Preaching on the Plains: Reminiscences, by one of the founders of the Presbyterian Church of America in 1936 and the  Bible Presbyterian Church (BPC) in 1938, the Rev. David K. Myers, has been published by Lulu.com and is available in paperback for US$10.82 plus shipping.

Myers’ son the Rev. David T. Myers writes:

“[F]or any who are interesting in the history of the early days of the BPC, especially up in the Plains states of Montana, South and North Dakota.
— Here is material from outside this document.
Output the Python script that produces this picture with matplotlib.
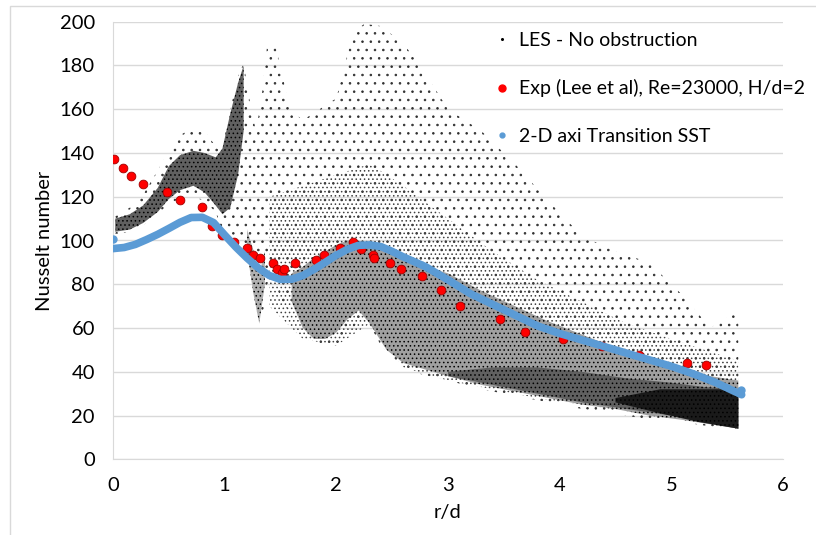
import numpy as np
import matplotlib
matplotlib.use('Agg')
import matplotlib.pyplot as plt
from matplotlib.lines import Line2D
from matplotlib.patches import Rectangle

plt.rcParams['font.family'] = ['Lato', 'DejaVu Sans']
plt.rcParams['hatch.linewidth'] = 0.6

# Experimental data (Lee et al)
exp_r = [0.01, 0.087, 0.16, 0.27, 0.48, 0.60, 0.80, 0.89, 0.98, 1.08, 1.20, 1.25,
         1.32, 1.43, 1.47, 1.51, 1.53, 1.63, 1.82, 1.89, 2.03, 2.15, 2.22, 2.33,
         2.34, 2.48, 2.58, 2.77, 2.94, 3.11, 3.47, 3.69, 4.03, 4.38, 4.71, 5.14, 5.31]
exp_nu = [137.4, 133.2, 129.5, 125.6, 122.2, 118.7, 115.3, 106.5, 102.4, 99.5, 96.6, 93.4,
          91.8, 89.8, 87.2, 85.2, 87.2, 89.5, 91.3, 93.6, 96.5, 99.5, 96.0, 93.6,
          91.8, 89.8, 86.9, 83.8, 77.4, 70.0, 63.9, 58.4, 54.9, 51.7, 47.6, 44.1, 43.1]

# 2-D axisymmetric Transition SST
sst_r = [0.0, 0.1, 0.2, 0.3, 0.4, 0.5, 0.6, 0.7, 0.8, 0.9, 1.0, 1.1, 1.2, 1.3, 1.4,
         1.5, 1.6, 1.7, 1.8, 1.9, 2.0, 2.1, 2.2, 2.3, 2.4, 2.5, 2.6, 2.8, 3.0, 3.2,
         3.4, 3.6, 3.8, 4.0, 4.2, 4.4, 4.6, 4.8, 5.0, 5.2, 5.4, 5.63]
sst_nu = [96.3, 96.8, 98.2, 100.4, 102.8, 105.5, 108.3, 110.5, 110.6, 108.2, 102.5, 97.0,
          92.0, 87.5, 84.0, 82.2, 82.3, 84.0, 86.8, 90.0, 93.3, 96.0, 97.8, 98.0, 97.2,
          95.0, 92.5, 88.0, 82.0, 75.7, 70.8, 65.9, 61.0, 57.5, 54.5, 51.5, 48.5, 45.5,
          42.5, 39.0, 35.0, 29.5]
sst_extra_r = [0.0, 5.62]
sst_extra_nu = [100.6, 31.5]

# LES cloud: outer (sparse) envelope
les_r = [0.02, 0.15, 0.27, 0.4, 0.5, 0.6, 0.72, 0.82, 0.92, 0.97, 1.05, 1.12, 1.17, 1.22,
         1.28, 1.33, 1.38, 1.45, 1.52, 1.58, 1.7, 1.85, 2.0, 2.15, 2.25, 2.4, 2.6, 2.75,
         3.0, 3.3, 3.6, 3.9, 4.2, 4.5, 4.8, 5.1, 5.35, 5.6]
les_hi = [111, 115, 121, 132, 141, 148, 152, 150, 143, 140, 160, 175, 181, 165,
          150, 165, 189, 190, 175, 160, 155, 160, 165, 195, 199, 198, 190, 180,
          160, 150, 135, 118, 102, 95, 90, 75, 60, 68]
les_lo = [103, 104, 107, 112, 117, 119, 120, 118, 113, 105, 102, 100, 100, 90,
          75, 62, 80, 85, 68, 70, 60, 52, 52, 60, 66, 52, 42, 39,
          36, 32, 29, 26, 23, 21, 18, 17, 15, 13]

# LES medium-density zone
mid_r = [1.4, 1.7, 2.0, 2.3, 2.6, 3.0, 3.4, 3.8, 4.2, 4.6, 5.0, 5.6]
mid_hi = [120, 125, 130, 135, 125, 110, 95, 82, 72, 62, 55, 45]
mid_lo = [70, 55, 52, 62, 42, 36, 32, 28, 25, 22, 19, 14]

# LES dense band, near wall jet start
band_r = [0.02, 0.15, 0.27, 0.4, 0.5, 0.6, 0.72, 0.82, 0.92, 0.98, 1.05, 1.12, 1.17]
band_hi = [110, 112, 116, 124, 134, 139, 141, 140, 138, 142, 158, 172, 180]
band_lo = [104, 105, 108, 113, 119, 123, 125, 122, 116, 112, 115, 130, 150]

dip_r = [1.2, 1.26, 1.31, 1.36]
dip_hi = [105, 95, 85, 95]
dip_lo = [95, 75, 62, 80]

# LES dense band, downstream
main_r = [1.6, 1.7, 1.8, 1.9, 2.0, 2.1, 2.2, 2.3, 2.45, 2.6, 2.8, 3.0, 3.3, 3.6, 3.9,
          4.2, 4.5, 4.8, 5.1, 5.35, 5.6]
main_hi = [85, 88, 92, 95, 98, 100, 100, 98, 95, 92, 88, 85, 77, 70, 63,
           57, 51, 46, 42, 38, 36]
main_lo = [72, 60, 55, 55, 58, 64, 68, 62, 50, 44, 41, 38, 34, 31, 28,
           25, 23, 20, 18, 16, 14]

dark_r = [3.0, 3.4, 3.8, 4.2, 4.6, 5.0, 5.3, 5.6]
dark_hi = [40, 42, 42, 40, 37, 35, 33, 32]
dark_lo = [38, 34, 30, 26, 23, 20, 17, 14]

core_r = [4.5, 4.9, 5.25, 5.6]
core_hi = [28, 32, 32, 32]
core_lo = [26, 21, 17, 14]

fig = plt.figure(figsize=(8.16, 5.35), dpi=100)
ax = fig.add_axes([113 / 816, 1 - 459.3 / 535, 670 / 816, 437.6 / 535])

# LES cloud as stippled regions, darker where the points are denser
ax.fill_between(les_r, les_lo, les_hi, facecolor='none', edgecolor='#303030',
                hatch='..', linewidth=0, zorder=2)
ax.fill_between(mid_r, mid_lo, mid_hi, facecolor='none', edgecolor='#404040',
                hatch='....', linewidth=0, zorder=2)
ax.fill_between(band_r, band_lo, band_hi, facecolor='#606060', edgecolor='black',
                hatch='....', linewidth=0, zorder=2)
ax.fill_between(dip_r, dip_lo, dip_hi, facecolor='#b0b0b0', edgecolor='black',
                hatch='....', linewidth=0, zorder=2)
ax.fill_between(main_r, main_lo, main_hi, facecolor='#a0a0a0', edgecolor='black',
                hatch='....', linewidth=0, zorder=2)
ax.fill_between(dark_r, dark_lo, dark_hi, facecolor='#606060', edgecolor='black',
                hatch='....', linewidth=0, zorder=2)
ax.fill_between(core_r, core_lo, core_hi, facecolor='#1a1a1a', edgecolor='black',
                hatch='....', linewidth=0, zorder=2)

ax.plot(exp_r, exp_nu, 'o', color='#ff0000', markeredgecolor='#a00000',
        markeredgewidth=0.6, markersize=6.3, zorder=3)
ax.plot(sst_r, sst_nu, '-', color='#5b9bd5', linewidth=5.5,
        solid_capstyle='round', zorder=4)
ax.plot(sst_extra_r, sst_extra_nu, 'o', color='#5b9bd5', markersize=5, zorder=4)

ax.set_xlim(0, 6)
ax.set_ylim(0, 200)
ax.set_xticks(range(0, 7))
ax.set_yticks(range(0, 201, 20))
ax.grid(axis='y', color='#d9d9d9', linewidth=1)
ax.set_axisbelow(True)
for side in ['top', 'right']:
    ax.spines[side].set_visible(False)
for side in ['left', 'bottom']:
    ax.spines[side].set_color('#d9d9d9')
ax.tick_params(length=0, labelsize=14.5, colors='#000000')
ax.tick_params(axis='x', pad=13)
ax.tick_params(axis='y', pad=13)
ax.set_xlabel('r/d', fontsize=14.5, labelpad=7)
ax.set_ylabel('Nusselt number', fontsize=14.5, labelpad=5)

handles = [
    Line2D([], [], marker='o', linestyle='none', color='black', markersize=1.2),
    Line2D([], [], marker='o', linestyle='none', color='#ff0000', markersize=5),
    Line2D([], [], marker='o', linestyle='none', color='#5b9bd5', markersize=3.5),
]
labels = ['LES - No obstruction', 'Exp (Lee et al), Re=23000, H/d=2',
          '2-D axi Transition SST']
ax.legend(handles, labels, loc='upper left', bbox_to_anchor=(0.554, 0.998),
          frameon=False, fontsize=14, borderpad=0, handlelength=0.8,
          handletextpad=0.5, labelspacing=1.55)

fig.add_artist(Rectangle((10 / 816, -0.1), 1.0, 1.1 - 6 / 535, transform=fig.transFigure,
                         fill=False, edgecolor='#d9d9d9', linewidth=1))

fig.savefig('out.png', dpi=100)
Dad was a church planter, an evangelist complete with sawdust tent revivals, an Army chaplain  from WW2 through the Korean War, a seminary professor (Faith from 1956 – 64 —  Any one who graduated from Faith in those years would remember him.) and a pastor.   He was one of a handful of Presbyterian ministers who was censured by deposition in 1936 from the Presbyterian Church USA (Yellowstone Presbytery in Montana) for his support of the [Independent Board for Presbyterian Foreign Missions] in 1933.

“It features his experiences at Wheaton College in the 1920’s and Princeton in 1927 – 29. He had sat under J. Gresham Machen, Robert Dick Wilson, Casper Wister Hodge (grandson of Charles H.), Geerhardus Vos, and the like “famous” names. He tells of his experiences of having to prepare his sermon while drunken cowboys still shot their pistols into the air on Saturday night. It tells of one of his “members” who had killed an entire farm family only to meet frontier justice and swing from the end of a rope over the railroad trestle! That happened just after Dad had led him to a profession of faith in the town jail.    Probably not many of our present day pastors have had to experience that!!!

“Over all, it is a testament of divine grace, of the Holy Spirit’s work in a man who was yielded completely to Him, doing His work in the Great Depression days of our country, and up to the mid to late 80’s of the last century.”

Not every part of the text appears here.